───── EXTRACTED MATERIAL ─────

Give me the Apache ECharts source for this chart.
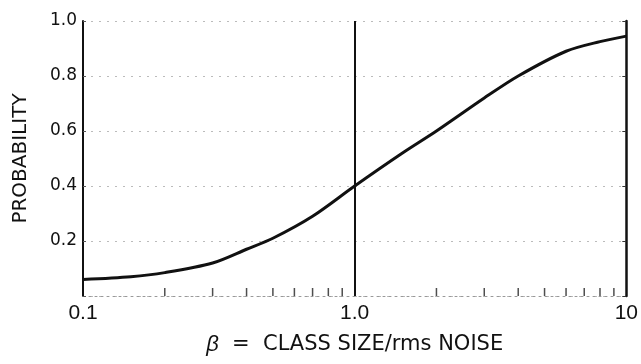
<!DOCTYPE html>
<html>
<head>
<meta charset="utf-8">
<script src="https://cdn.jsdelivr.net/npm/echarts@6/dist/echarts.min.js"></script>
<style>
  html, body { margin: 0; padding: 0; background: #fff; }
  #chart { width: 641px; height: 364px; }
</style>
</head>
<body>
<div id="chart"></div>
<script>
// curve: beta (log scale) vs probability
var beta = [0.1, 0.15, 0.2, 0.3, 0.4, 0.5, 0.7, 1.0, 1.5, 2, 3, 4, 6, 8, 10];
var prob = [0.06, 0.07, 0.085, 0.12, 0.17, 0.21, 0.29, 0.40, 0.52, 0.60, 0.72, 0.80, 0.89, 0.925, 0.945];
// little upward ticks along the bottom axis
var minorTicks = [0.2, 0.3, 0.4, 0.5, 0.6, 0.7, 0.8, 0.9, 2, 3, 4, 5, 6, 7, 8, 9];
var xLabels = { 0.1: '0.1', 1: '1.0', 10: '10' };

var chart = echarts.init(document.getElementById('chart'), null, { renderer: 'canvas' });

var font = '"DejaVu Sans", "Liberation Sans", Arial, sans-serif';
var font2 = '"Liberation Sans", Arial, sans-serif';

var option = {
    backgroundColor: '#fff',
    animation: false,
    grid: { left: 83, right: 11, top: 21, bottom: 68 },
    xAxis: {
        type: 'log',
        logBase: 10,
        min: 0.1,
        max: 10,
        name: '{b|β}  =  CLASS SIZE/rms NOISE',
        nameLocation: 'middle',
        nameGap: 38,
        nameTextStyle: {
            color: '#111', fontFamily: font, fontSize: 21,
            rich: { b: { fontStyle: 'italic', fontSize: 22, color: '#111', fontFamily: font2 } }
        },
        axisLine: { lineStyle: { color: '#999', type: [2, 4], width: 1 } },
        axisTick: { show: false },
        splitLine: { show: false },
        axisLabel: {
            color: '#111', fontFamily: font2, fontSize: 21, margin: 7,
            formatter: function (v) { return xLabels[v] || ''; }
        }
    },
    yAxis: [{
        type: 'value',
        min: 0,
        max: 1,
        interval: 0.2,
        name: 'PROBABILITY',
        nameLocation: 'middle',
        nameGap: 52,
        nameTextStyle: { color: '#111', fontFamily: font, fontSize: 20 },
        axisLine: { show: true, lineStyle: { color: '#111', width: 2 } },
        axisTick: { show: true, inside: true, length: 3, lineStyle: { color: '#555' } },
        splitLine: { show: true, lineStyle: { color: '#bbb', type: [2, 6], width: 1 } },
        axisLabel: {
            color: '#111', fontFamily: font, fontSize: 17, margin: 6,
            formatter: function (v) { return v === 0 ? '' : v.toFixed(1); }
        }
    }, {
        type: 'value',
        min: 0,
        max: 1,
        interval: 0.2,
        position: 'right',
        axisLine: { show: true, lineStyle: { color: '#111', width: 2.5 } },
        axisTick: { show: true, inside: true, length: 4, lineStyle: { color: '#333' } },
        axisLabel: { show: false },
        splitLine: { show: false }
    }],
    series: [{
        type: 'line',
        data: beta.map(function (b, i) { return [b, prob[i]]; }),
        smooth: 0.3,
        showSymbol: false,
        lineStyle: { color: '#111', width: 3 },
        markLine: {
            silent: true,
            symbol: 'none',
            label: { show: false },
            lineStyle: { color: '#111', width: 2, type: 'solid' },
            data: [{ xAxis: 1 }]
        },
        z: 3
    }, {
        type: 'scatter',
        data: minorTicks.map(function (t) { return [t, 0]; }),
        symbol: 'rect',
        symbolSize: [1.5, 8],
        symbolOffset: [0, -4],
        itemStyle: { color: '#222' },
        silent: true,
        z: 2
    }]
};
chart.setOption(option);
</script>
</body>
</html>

─────
───── EXTRACTED MATERIAL ─────

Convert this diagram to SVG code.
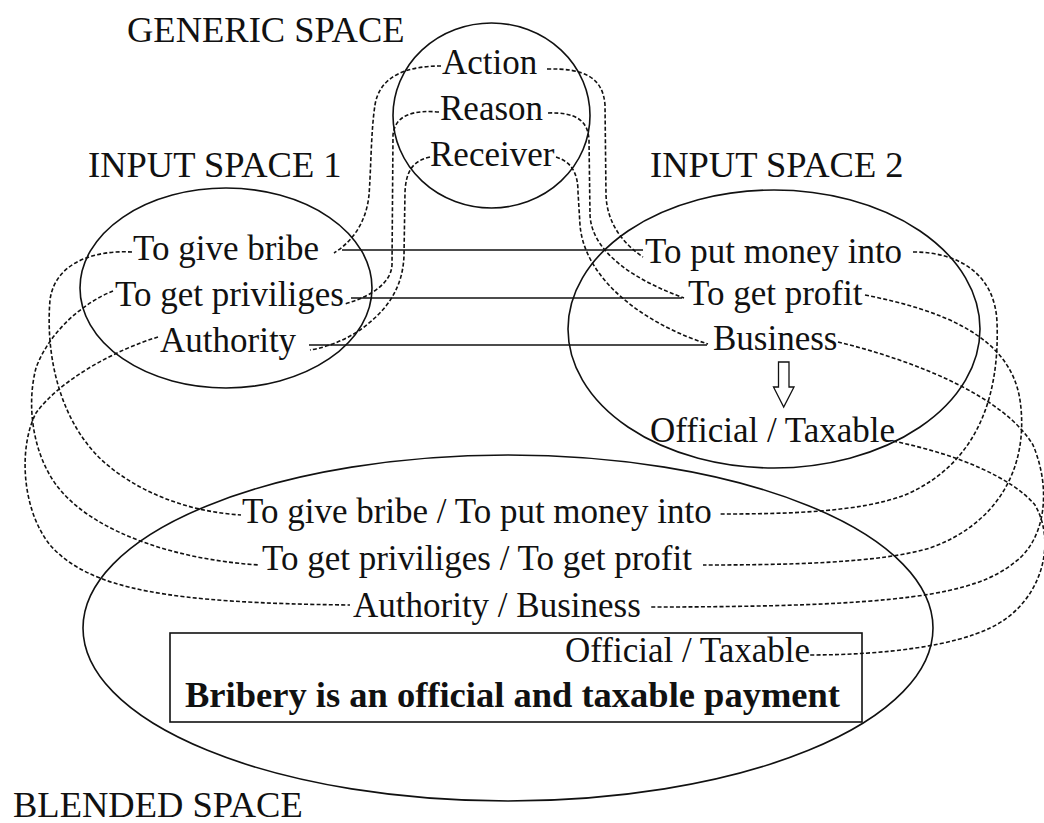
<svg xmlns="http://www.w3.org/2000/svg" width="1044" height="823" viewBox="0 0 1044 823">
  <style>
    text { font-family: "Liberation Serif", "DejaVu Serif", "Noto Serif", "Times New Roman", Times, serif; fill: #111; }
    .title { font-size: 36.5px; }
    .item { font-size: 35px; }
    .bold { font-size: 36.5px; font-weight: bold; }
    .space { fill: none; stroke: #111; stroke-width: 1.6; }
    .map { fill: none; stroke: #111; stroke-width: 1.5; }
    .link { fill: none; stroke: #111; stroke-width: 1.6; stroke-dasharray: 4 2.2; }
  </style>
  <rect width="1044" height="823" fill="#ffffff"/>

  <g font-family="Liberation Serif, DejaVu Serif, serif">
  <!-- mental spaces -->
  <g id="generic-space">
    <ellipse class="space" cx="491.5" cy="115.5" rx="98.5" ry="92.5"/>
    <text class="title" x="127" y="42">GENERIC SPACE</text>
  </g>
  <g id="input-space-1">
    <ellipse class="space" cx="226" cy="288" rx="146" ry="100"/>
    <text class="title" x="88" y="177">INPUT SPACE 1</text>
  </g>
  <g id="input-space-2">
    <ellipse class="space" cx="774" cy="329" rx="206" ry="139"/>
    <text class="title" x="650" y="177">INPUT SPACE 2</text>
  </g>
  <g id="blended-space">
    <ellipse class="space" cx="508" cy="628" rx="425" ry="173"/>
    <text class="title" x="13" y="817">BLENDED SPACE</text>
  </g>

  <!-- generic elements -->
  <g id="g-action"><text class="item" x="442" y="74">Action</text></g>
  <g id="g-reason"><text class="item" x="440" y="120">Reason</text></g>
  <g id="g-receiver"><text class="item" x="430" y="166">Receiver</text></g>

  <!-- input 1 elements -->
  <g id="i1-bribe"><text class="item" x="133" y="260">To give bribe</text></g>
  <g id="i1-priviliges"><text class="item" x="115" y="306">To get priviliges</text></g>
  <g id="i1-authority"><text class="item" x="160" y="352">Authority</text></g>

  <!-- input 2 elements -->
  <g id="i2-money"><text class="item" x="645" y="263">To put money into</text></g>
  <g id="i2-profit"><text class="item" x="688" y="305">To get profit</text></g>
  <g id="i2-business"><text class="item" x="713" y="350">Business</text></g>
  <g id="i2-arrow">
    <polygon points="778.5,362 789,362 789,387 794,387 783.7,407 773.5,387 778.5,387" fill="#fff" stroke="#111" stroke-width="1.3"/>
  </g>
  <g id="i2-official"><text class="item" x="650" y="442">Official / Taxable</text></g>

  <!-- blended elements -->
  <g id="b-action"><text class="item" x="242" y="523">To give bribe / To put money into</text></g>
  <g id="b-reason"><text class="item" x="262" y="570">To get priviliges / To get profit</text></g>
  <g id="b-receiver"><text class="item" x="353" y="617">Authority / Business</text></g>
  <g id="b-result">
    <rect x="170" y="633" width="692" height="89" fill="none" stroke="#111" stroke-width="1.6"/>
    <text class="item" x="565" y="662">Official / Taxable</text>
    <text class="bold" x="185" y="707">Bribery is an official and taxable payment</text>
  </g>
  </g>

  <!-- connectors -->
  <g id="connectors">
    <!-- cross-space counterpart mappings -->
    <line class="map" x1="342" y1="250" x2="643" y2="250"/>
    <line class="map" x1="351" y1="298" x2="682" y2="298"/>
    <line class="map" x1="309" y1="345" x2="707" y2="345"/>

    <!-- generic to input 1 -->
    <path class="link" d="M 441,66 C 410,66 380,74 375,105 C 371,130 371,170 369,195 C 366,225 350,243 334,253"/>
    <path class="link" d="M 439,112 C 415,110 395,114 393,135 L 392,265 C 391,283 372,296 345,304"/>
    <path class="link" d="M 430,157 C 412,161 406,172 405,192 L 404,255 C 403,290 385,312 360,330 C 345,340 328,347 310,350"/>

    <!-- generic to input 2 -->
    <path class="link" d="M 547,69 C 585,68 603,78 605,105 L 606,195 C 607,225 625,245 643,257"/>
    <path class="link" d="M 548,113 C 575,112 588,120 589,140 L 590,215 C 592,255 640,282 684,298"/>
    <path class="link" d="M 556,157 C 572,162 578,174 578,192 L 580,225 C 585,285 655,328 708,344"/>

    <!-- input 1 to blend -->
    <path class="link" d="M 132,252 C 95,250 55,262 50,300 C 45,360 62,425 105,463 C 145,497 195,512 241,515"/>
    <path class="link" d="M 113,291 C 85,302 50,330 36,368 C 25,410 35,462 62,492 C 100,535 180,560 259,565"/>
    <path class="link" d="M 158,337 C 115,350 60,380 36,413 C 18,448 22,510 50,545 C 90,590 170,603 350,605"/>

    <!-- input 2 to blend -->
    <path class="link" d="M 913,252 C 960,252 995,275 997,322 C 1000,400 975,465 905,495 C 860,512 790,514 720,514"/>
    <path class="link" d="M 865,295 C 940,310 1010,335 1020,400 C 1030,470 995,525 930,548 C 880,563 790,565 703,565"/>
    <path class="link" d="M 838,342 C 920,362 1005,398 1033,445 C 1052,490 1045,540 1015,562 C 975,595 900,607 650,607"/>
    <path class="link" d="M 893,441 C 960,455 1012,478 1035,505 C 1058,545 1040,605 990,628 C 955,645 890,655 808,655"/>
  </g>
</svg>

─────
───── EXTRACTED MATERIAL ─────

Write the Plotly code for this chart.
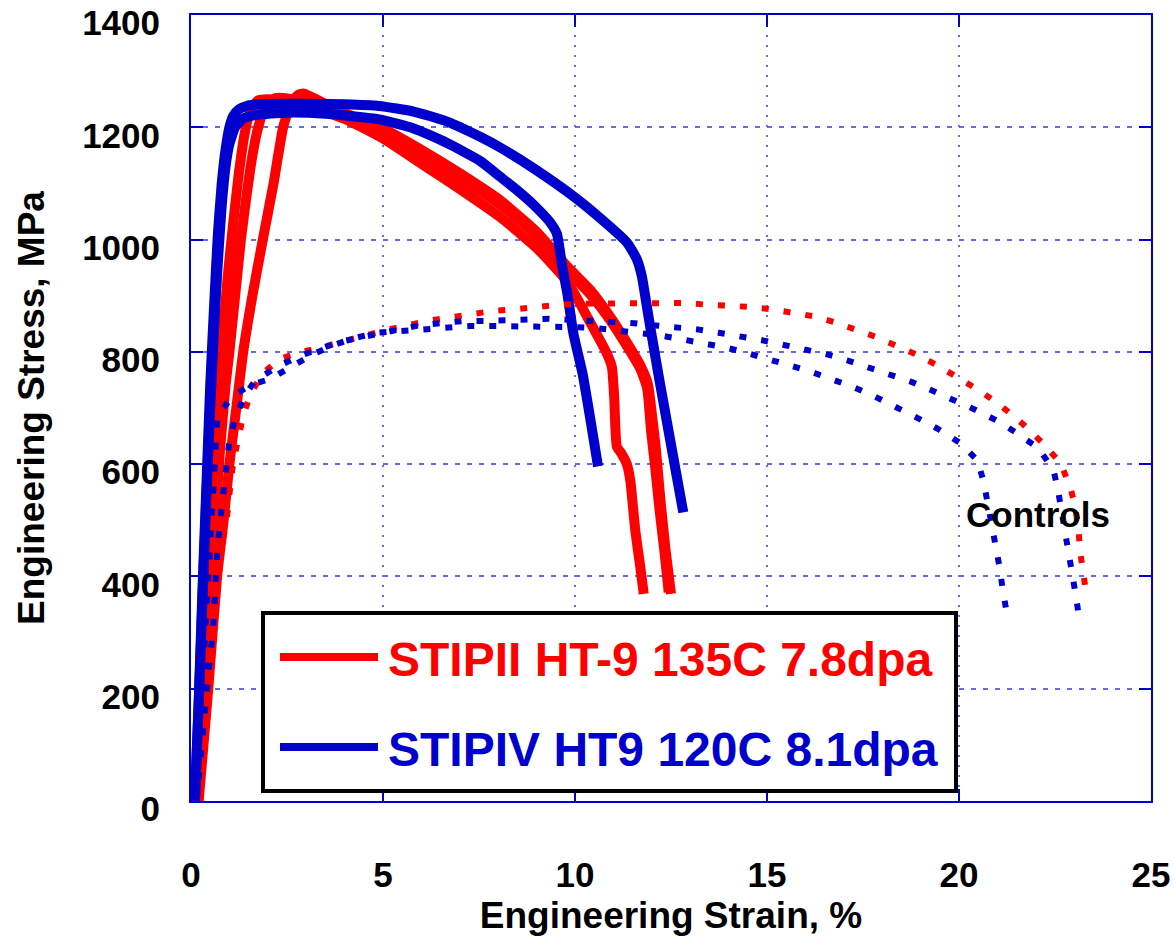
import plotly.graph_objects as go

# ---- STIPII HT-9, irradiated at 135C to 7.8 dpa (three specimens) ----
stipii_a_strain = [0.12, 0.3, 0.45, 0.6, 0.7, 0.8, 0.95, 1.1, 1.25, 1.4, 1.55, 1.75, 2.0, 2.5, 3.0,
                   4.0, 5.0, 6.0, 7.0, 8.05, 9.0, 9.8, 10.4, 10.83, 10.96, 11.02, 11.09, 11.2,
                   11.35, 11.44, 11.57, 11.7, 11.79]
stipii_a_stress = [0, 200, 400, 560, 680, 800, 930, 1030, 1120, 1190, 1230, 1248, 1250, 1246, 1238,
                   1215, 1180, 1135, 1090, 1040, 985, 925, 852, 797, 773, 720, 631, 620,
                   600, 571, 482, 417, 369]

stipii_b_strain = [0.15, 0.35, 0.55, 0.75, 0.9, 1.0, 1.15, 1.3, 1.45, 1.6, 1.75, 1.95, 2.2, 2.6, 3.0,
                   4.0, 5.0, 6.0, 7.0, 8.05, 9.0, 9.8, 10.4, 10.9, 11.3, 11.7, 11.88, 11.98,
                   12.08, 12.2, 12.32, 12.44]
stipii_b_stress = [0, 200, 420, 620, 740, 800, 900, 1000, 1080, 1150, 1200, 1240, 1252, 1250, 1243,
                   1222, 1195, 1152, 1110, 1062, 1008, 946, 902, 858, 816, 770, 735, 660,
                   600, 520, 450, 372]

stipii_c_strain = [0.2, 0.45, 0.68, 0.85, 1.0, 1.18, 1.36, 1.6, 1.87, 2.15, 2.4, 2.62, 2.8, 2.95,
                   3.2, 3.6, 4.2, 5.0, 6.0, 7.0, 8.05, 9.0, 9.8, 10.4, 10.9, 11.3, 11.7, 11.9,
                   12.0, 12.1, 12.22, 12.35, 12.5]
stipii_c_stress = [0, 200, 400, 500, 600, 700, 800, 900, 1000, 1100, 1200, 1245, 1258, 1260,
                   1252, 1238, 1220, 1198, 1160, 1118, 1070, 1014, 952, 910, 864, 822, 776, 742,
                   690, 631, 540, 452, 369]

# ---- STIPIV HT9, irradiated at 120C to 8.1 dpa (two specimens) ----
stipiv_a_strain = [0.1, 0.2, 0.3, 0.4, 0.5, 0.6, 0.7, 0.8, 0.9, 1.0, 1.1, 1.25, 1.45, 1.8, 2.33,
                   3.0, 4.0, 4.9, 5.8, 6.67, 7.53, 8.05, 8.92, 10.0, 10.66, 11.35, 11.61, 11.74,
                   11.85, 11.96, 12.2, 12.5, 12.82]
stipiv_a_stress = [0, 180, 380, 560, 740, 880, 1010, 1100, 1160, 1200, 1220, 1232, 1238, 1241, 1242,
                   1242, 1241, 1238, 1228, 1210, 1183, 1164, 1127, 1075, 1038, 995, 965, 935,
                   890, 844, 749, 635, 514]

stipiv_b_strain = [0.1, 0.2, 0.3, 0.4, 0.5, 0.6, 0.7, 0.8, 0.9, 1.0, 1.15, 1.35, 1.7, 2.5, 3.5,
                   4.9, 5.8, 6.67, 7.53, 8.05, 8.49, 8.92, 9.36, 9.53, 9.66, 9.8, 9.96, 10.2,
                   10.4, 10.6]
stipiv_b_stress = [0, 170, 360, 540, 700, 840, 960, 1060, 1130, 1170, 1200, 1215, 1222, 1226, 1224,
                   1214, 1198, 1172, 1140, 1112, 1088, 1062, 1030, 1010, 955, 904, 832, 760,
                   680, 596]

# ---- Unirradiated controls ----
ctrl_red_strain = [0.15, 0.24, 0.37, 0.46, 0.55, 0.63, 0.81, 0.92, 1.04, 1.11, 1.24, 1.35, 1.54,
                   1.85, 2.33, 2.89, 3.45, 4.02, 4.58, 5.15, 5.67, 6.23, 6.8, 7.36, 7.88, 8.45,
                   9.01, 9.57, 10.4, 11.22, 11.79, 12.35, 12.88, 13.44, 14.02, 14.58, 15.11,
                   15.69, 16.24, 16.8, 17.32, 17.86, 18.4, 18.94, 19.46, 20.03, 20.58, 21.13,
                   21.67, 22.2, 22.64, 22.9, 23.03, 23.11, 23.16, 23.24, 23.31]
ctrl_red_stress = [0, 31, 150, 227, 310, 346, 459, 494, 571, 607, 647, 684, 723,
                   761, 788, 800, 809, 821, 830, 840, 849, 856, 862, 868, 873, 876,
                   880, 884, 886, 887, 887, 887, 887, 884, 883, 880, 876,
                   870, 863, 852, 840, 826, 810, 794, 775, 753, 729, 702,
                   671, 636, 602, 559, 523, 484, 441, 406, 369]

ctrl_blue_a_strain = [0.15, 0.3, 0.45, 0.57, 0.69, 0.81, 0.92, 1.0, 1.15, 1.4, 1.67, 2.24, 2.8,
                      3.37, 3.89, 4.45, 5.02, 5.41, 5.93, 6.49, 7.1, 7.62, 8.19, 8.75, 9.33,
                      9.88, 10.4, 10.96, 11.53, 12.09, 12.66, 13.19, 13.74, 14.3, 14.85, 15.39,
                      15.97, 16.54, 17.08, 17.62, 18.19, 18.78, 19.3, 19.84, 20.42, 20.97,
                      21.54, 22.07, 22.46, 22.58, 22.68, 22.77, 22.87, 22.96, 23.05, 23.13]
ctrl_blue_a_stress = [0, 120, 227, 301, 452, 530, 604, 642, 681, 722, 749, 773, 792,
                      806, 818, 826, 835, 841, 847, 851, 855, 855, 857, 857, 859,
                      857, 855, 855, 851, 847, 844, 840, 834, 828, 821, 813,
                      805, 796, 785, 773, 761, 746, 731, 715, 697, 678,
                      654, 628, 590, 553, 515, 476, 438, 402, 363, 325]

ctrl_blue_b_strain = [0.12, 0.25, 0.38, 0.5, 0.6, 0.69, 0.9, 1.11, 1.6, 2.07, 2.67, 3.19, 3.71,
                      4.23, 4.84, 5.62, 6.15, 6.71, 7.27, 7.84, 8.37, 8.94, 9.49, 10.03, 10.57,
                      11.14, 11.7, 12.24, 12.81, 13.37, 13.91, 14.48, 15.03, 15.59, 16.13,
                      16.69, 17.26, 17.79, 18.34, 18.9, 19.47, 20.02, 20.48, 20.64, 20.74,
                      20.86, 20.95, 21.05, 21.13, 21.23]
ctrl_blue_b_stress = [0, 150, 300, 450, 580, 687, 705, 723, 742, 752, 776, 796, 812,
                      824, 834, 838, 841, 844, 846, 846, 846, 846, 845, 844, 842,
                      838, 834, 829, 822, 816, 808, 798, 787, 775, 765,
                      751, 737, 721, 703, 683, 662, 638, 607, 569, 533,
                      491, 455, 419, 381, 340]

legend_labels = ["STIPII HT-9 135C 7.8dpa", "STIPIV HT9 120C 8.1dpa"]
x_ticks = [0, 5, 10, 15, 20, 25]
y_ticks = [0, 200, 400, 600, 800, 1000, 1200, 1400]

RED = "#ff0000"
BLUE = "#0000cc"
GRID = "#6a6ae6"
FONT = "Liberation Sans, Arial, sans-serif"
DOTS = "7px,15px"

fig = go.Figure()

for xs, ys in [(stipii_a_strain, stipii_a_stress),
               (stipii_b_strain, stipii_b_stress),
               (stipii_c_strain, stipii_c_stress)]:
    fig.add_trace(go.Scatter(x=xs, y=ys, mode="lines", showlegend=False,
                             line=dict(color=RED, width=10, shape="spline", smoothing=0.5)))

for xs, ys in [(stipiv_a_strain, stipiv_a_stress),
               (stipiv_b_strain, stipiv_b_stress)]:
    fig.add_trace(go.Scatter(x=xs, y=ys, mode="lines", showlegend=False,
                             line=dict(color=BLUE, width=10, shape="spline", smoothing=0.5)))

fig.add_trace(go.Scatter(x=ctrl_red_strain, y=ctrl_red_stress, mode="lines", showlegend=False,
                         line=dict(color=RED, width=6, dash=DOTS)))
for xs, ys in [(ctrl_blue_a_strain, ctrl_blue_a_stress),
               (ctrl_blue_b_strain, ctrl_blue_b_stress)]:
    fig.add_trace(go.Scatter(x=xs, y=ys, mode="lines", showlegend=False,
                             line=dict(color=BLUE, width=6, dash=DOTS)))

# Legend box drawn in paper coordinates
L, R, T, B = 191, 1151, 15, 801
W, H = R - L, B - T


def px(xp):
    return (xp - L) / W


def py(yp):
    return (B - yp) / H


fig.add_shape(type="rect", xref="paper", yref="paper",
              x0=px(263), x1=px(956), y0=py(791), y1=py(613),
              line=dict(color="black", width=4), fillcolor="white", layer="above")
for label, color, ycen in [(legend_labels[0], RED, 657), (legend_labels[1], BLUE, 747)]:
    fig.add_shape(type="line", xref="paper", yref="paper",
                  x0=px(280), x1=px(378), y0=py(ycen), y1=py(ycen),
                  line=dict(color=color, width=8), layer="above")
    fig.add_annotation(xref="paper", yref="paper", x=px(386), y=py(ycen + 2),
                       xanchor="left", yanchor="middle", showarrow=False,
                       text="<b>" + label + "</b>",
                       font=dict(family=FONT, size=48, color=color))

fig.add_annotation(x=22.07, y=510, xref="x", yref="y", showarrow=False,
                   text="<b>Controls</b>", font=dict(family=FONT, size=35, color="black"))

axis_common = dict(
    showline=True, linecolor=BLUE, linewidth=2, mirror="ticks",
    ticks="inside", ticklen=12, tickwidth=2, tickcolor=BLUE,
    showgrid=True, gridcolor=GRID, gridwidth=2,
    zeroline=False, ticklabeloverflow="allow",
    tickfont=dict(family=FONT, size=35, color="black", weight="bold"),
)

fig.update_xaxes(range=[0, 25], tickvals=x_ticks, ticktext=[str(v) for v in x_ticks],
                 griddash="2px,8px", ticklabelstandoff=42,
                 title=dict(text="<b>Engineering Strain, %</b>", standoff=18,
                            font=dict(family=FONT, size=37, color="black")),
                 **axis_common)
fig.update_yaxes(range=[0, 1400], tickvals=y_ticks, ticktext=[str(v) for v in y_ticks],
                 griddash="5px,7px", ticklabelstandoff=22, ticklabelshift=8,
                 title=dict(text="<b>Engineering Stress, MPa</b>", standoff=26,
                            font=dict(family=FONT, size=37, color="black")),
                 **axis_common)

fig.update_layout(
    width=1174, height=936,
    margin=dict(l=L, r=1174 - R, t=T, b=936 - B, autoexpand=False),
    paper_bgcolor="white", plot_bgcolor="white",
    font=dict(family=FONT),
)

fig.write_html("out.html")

─────

» WRITTEN EXERCISE:
Identify the lines in the entries above that contain "code", then copy them out.

» REPLY:
Convert this diagram to SVG code.
Write the Plotly code for this chart.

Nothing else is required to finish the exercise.